Heeding the call: Hamish Haddow ’08 on practicing medicine in Maine
Partway through his second year at Bennington College, Hamish Haddow finally acknowledged what had become clear—he was being pulled in a new direction. His Waynflete teachers had instilled in him a love of composition, which had prompted him to pursue an undergraduate degree in English. But Waynflete had also taught him about taking risks, and that while it’s fine to make decisions based on the information you have, it’s also OK to look back and think, “that was the best choice at the time, but now my plans have evolved.” “It’s hard to know exactly what you want to be at age 18,” he reflects today.
Hamish left Bennington to pursue a biology degree at the University of Maine. Late in his senior year, he decided that medical school was the next step. “I only applied to a handful of schools,” he recalls. “In retrospect, I was naively confident.” He was accepted at Tufts University School of Medicine in Boston.
Tufts had recently established the “Maine Track” program, a partnership with Maine Medical Center designed to create a pipeline of new physicians to the state. “We have a big problem in Maine,” says Hamish. “We’re the oldest state in the country, and we need a steady supply of new doctors to provide services.” Some medical students believe that there is less prestige associated with practicing in Maine, and that there isn’t enough for young professionals to do here (the long winter months don’t help). New doctors who are attracted to the state tend to care less about money and more about community. “They like the smaller setting, enjoy the outdoors, and want to have the experience of being a community doctor,” Hamish says. “Portland and nearby areas have really developed an appealing image. The Maine Track program will benefit from this in the future.”
Maine Track students complete their final two years of study at Maine Medical Center, where their physician instructors are members of the Tufts faculty. The program features a unique “longitudinal integrated clerkship,” which is markedly different from the traditional approach—often seen on television—where medical students rotate through the hospital one specialty at a time. Instead, students follow individual patients through specialty areas depending on their needs. “Working with patients on a long-term basis was an exceptional approach to training,” Hamish says.

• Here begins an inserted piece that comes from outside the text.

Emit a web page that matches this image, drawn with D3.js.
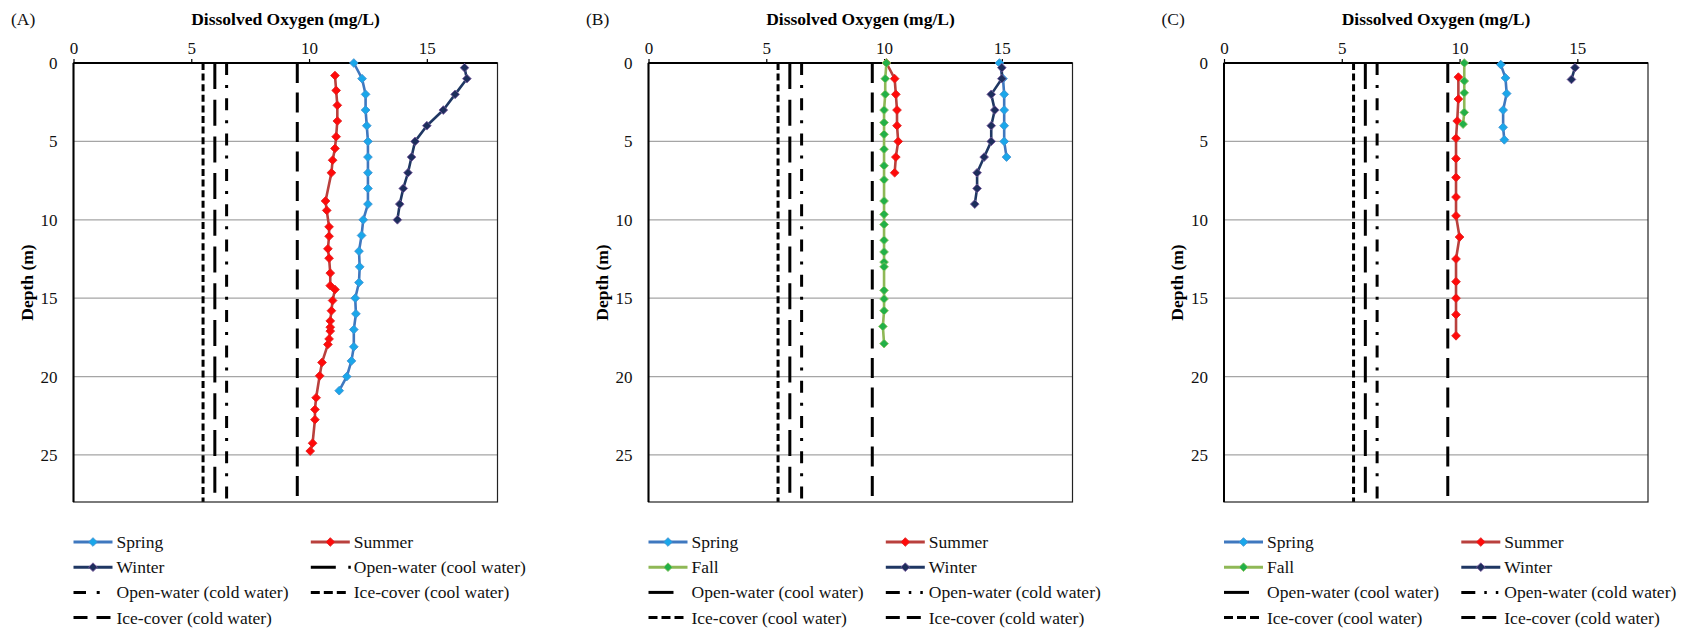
<!DOCTYPE html>
<html>
<head>
<meta charset="utf-8">
<script src="https://cdn.jsdelivr.net/npm/d3@7/dist/d3.min.js"></script>
<style>
  html, body { margin: 0; padding: 0; background: #fff; }
  svg { display: block; font-family: "Liberation Serif", "Times New Roman", serif; }
</style>
</head>
<body>
<svg id="chart" width="1694" height="631"></svg>
<script>
// ---- axis ticks ----
const doTicks = [0, 5, 10, 15];
const depthTicks = [0, 5, 10, 15, 20, 25];

// ---- dissolved-oxygen guideline values (mg/L) ----
const openWaterCool = 6.0;
const openWaterCold = 6.5;
const iceCoverCool = 5.5;
const iceCoverCold = 9.5;

// ---- Panel A profiles ----
const aSpringDepth = [0, 1, 2, 3, 4, 5, 6, 7, 8, 9, 10, 11, 12, 13, 14, 15, 16, 17, 18.1, 19, 20, 20.9];
const aSpringDO = [11.9, 12.25, 12.4, 12.4, 12.45, 12.5, 12.5, 12.5, 12.5, 12.5, 12.3, 12.23, 12.12, 12.15, 12.12, 11.96, 11.99, 11.9, 11.9, 11.8, 11.6, 11.28];
const aSummerDepth = [0.8, 1.75, 2.7, 3.7, 4.7, 5.45, 6.2, 7.0, 8.8, 9.4, 10.45, 11.05, 11.85, 12.45, 13.4, 14.2, 14.45, 15.15, 15.8, 16.45, 16.85, 17.1, 17.6, 17.95, 19.1, 19.95, 21.35, 22.1, 22.75, 24.25, 24.75];
const aSummerDO = [11.1, 11.15, 11.2, 11.2, 11.15, 11.1, 11.0, 10.95, 10.7, 10.75, 10.85, 10.85, 10.8, 10.85, 10.9, 10.9, 11.1, 11.0, 10.95, 10.9, 10.9, 10.9, 10.85, 10.8, 10.55, 10.45, 10.3, 10.25, 10.25, 10.15, 10.05];
const aWinterDepth = [0.3, 1, 2, 3, 4, 5, 6, 7, 8, 9, 10];
const aWinterDO = [16.6, 16.7, 16.2, 15.7, 15.0, 14.5, 14.35, 14.2, 14.0, 13.85, 13.75];

// ---- Panel B profiles ----
const bSpringDepth = [0, 1, 2, 3, 4, 5, 6];
const bSpringDO = [14.9, 15.05, 15.1, 15.1, 15.1, 15.1, 15.2];
const bSummerDepth = [0, 1, 2, 3, 4, 5, 6, 7];
const bSummerDO = [10.1, 10.45, 10.5, 10.55, 10.55, 10.6, 10.5, 10.45];
const bFallDepth = [0, 1, 2, 3, 3.8, 4.55, 5.5, 6.55, 7.45, 8.8, 9.65, 10.3, 11.3, 12.05, 12.7, 13.0, 14.5, 15.05, 15.8, 16.8, 17.9];
const bFallDO = [10.1, 10.05, 10.05, 10.0, 10.0, 10.0, 10.0, 10.0, 10.0, 10.0, 10.0, 10.0, 10.0, 10.0, 10.0, 10.0, 10.0, 10.0, 10.0, 9.95, 10.0];
const bWinterDepth = [0.3, 1, 2, 3, 4, 5, 6, 7, 8, 9];
const bWinterDO = [15.0, 15.0, 14.55, 14.7, 14.55, 14.55, 14.25, 13.95, 13.95, 13.85];

// ---- Panel C profiles ----
const cSpringDepth = [0.1, 0.95, 1.95, 3.0, 4.1, 4.9];
const cSpringDO = [11.75, 11.95, 12.0, 11.85, 11.85, 11.9];
const cSummerDepth = [0.9, 2.3, 3.7, 4.8, 6.1, 7.3, 8.55, 9.75, 11.1, 12.5, 13.95, 15, 16.05, 17.4];
const cSummerDO = [9.95, 9.95, 9.9, 9.85, 9.85, 9.85, 9.85, 9.85, 10.0, 9.85, 9.85, 9.85, 9.85, 9.85];
const cFallDepth = [0, 1.15, 1.9, 3.15, 3.9];
const cFallDO = [10.2, 10.2, 10.2, 10.2, 10.15];
const cWinterDepth = [0.3, 1.05];
const cWinterDO = [14.9, 14.75];

// ---- styles ----
const seasonStyle = {
  Spring: { line: "#3f78bf", fill: "#1aa7ea", edge: "#3f8fd0" },
  Summer: { line: "#b9403d", fill: "#ff0a0a", edge: "#e02020" },
  Fall:   { line: "#8fb856", fill: "#22b048", edge: "#8cc35e" },
  Winter: { line: "#1f3763", fill: "#1d2e5c", edge: "#7a5a9e" }
};
const guideStyle = {
  "Open-water (cool water)": { value: openWaterCool, dash: "26,10.7" },
  "Open-water (cold water)": { value: openWaterCold, dash: "12,10,3,10.3" },
  "Ice-cover (cool water)":  { value: iceCoverCool, dash: "7,3.6" },
  "Ice-cover (cold water)":  { value: iceCoverCold, dash: "20,9.5" }
};
// dash patterns used for the short legend keys
const legendDashA = {
  "Open-water (cool water)": "25,12.5,3.5,100",
  "Open-water (cold water)": "12.5,10.7,3,100",
  "Ice-cover (cool water)": "9,4,9,4,9,100",
  "Ice-cover (cold water)": "14,9,14,100"
};
const legendDashBC = {
  "Open-water (cool water)": "25,100",
  "Open-water (cold water)": "14,9,2.5,9,2.5,100",
  "Ice-cover (cool water)": "9,4,9,4,9,100",
  "Ice-cover (cold water)": "14,7,14,100"
};

const panels = [
  {
    label: "(A)", x0: 73.5,
    series: [
      { name: "Spring", depth: aSpringDepth, val: aSpringDO },
      { name: "Summer", depth: aSummerDepth, val: aSummerDO },
      { name: "Winter", depth: aWinterDepth, val: aWinterDO }
    ],
    legend: [["Spring", "Summer"], ["Winter", "Open-water (cool water)"],
             ["Open-water (cold water)", "Ice-cover (cool water)"], ["Ice-cover (cold water)"]],
    legendDash: legendDashA
  },
  {
    label: "(B)", x0: 648.5,
    series: [
      { name: "Spring", depth: bSpringDepth, val: bSpringDO },
      { name: "Summer", depth: bSummerDepth, val: bSummerDO },
      { name: "Fall", depth: bFallDepth, val: bFallDO },
      { name: "Winter", depth: bWinterDepth, val: bWinterDO }
    ],
    legend: [["Spring", "Summer"], ["Fall", "Winter"],
             ["Open-water (cool water)", "Open-water (cold water)"],
             ["Ice-cover (cool water)", "Ice-cover (cold water)"]],
    legendDash: legendDashBC
  },
  {
    label: "(C)", x0: 1224,
    series: [
      { name: "Spring", depth: cSpringDepth, val: cSpringDO },
      { name: "Summer", depth: cSummerDepth, val: cSummerDO },
      { name: "Fall", depth: cFallDepth, val: cFallDO },
      { name: "Winter", depth: cWinterDepth, val: cWinterDO }
    ],
    legend: [["Spring", "Summer"], ["Fall", "Winter"],
             ["Open-water (cool water)", "Open-water (cold water)"],
             ["Ice-cover (cool water)", "Ice-cover (cold water)"]],
    legendDash: legendDashBC
  }
];

const svg = d3.select("#chart");
const plotW = 424, plotTop = 63, plotBottom = 502;
// square marker turned 45° so it reads as an even diamond
const marker = d3.symbol().type(d3.symbolSquare).size(38);

panels.forEach(p => {
  const x = d3.scaleLinear().domain([0, 18]).range([p.x0, p.x0 + plotW]);
  const y = d3.scaleLinear().domain([0, 28]).range([plotTop, plotBottom]);
  const g = svg.append("g");

  // panel letter and axis titles
  g.append("text").attr("x", p.x0 - 62.5).attr("y", 24.5)
    .attr("font-size", 17.5).attr("fill", "#111").text(p.label);
  g.append("text").attr("x", (x.range()[0] + x.range()[1]) / 2).attr("y", 24.5)
    .attr("text-anchor", "middle").attr("font-size", 17.5).attr("font-weight", "bold")
    .text("Dissolved Oxygen (mg/L)");
  g.append("text")
    .attr("transform", `translate(${p.x0 - 47},${(plotTop + plotBottom) / 2}) rotate(-90)`)
    .attr("text-anchor", "middle").attr("dy", "0.35em")
    .attr("font-size", 17.5).attr("font-weight", "bold").text("Depth (m)");

  // horizontal gridlines
  g.append("g").selectAll("line").data(depthTicks.filter(d => d > 0)).join("line")
    .attr("x1", x(0)).attr("x2", x(18)).attr("y1", d => y(d)).attr("y2", d => y(d))
    .attr("stroke", "#a5a5a5").attr("stroke-width", 1.3);

  // top axis
  const ax = g.append("g").attr("transform", `translate(0,${plotTop})`)
    .call(d3.axisTop(x).tickValues(doTicks).tickSize(4).tickPadding(5).tickSizeOuter(0));
  ax.select(".domain").remove();
  ax.selectAll("line").attr("stroke", "#000").attr("stroke-width", 1.2);
  ax.selectAll("text").attr("font-size", 17).attr("font-family", "Liberation Serif")
    .attr("fill", "#111");

  // left axis labels
  const ay = g.append("g").attr("transform", `translate(${p.x0},0)`)
    .call(d3.axisLeft(y).tickValues(depthTicks).tickSize(0).tickPadding(16));
  ay.select(".domain").remove();
  ay.selectAll("text").attr("font-size", 17).attr("font-family", "Liberation Serif")
    .attr("fill", "#111");

  // guideline verticals
  Object.entries(guideStyle).forEach(([k, s]) => {
    g.append("line")
      .attr("x1", x(s.value)).attr("x2", x(s.value))
      .attr("y1", y(0)).attr("y2", y(28))
      .attr("stroke", "#000").attr("stroke-width", 3)
      .attr("stroke-dasharray", s.dash);
  });

  // plot frame
  g.append("rect").attr("x", x(0)).attr("y", plotTop).attr("width", plotW).attr("height", plotBottom - plotTop)
    .attr("fill", "none").attr("stroke", "#222").attr("stroke-width", 1.2);
  g.append("line").attr("x1", x(0)).attr("x2", x(0)).attr("y1", plotTop).attr("y2", plotBottom)
    .attr("stroke", "#000").attr("stroke-width", 2);
  g.append("line").attr("x1", x(0)).attr("x2", x(18)).attr("y1", plotTop).attr("y2", plotTop)
    .attr("stroke", "#000").attr("stroke-width", 1.8);

  // seasonal profiles
  const line = d3.line().x(d => x(d[1])).y(d => y(d[0]));
  p.series.forEach(s => {
    const st = seasonStyle[s.name];
    const pts = s.depth.map((d, i) => [d, s.val[i]]);
    g.append("path").datum(pts).attr("d", line)
      .attr("fill", "none").attr("stroke", st.line).attr("stroke-width", 2.6)
      .attr("stroke-linejoin", "round");
    g.append("g").selectAll("path").data(pts).join("path")
      .attr("d", marker)
      .attr("transform", d => `translate(${x(d[1])},${y(d[0])}) rotate(45)`)
      .attr("fill", st.fill).attr("stroke", st.edge).attr("stroke-width", 0.8);
  });

  // legend
  const colX = [p.x0, p.x0 + 237.3];
  p.legend.forEach((row, r) => {
    row.forEach((name, c) => {
      const lx = colX[c], ly = 542 + r * 25.2;
      const lg = g.append("g");
      if (seasonStyle[name]) {
        const st = seasonStyle[name];
        lg.append("line").attr("x1", lx).attr("x2", lx + 39).attr("y1", ly).attr("y2", ly)
          .attr("stroke", st.line).attr("stroke-width", 3);
        lg.append("path").attr("d", marker)
          .attr("transform", `translate(${lx + 19.5},${ly}) rotate(45)`)
          .attr("fill", st.fill).attr("stroke", st.edge).attr("stroke-width", 0.8);
      } else {
        lg.append("line").attr("x1", lx).attr("x2", lx + 40).attr("y1", ly).attr("y2", ly)
          .attr("stroke", "#000").attr("stroke-width", 3)
          .attr("stroke-dasharray", p.legendDash[name]);
      }
      lg.append("text").attr("x", lx + 43).attr("y", ly).attr("dy", "0.34em")
        .attr("font-size", 17.5).attr("fill", "#111").text(name);
    });
  });
});
</script>
</body>
</html>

Initially drawn to the idea of global health, Hamish came to realize that he didn’t need to go far to work with underserved populations. The Maine Track program spoke to his desire to provide services in his own community. “I began to feel at odds with the idea of going out into the world when there is clearly so much that needs to be done right here,” he says. “I wound up recognizing how much I care about doing good work in the community where I grew up.”
Hamish is currently pursuing postgraduate clinical training as a psychiatry resident at Maine Medical Center. It wasn’t his initial plan. “But as I got deeper into my studies, I found myself reading about psychiatric theory in my free time and really enjoying it,” he says. “I’m fascinated by the way psychiatrists think about other people’s thoughts.” He was also attracted by the crossover between psychiatry and the humanities. “Psychiatry struck me as being closer to applied philosophy than any other branch of medicine, which really appealed to me,” he says.
Hamish hopes to balance his time between a hospital environment and an outpatient practice. “I like the intellectual stimulation that comes along with some of the particularly challenging situations you encounter at a hospital,” he says.
Hamish met his future wife Arianna at Tufts. She is also a resident at Maine Med, where she is training to be a family doctor. “One of the biggest challenges about medical school is how much it upends your normal routines,” he says. “Many the things you typically enjoy in life have to be put on hold. There is so much work to be done. At times, it feels like there is a concerted effort to grind everything else out of you!” While the intensity continued in his first year of residency—Hamish worked a 98-hour week before a recent vacation—he has been able to use some of the techniques he learned in medical school to build more time in his schedule for getting outdoors and playing music. “It’s great to start reconnecting with those things that I love outside of school,” he says.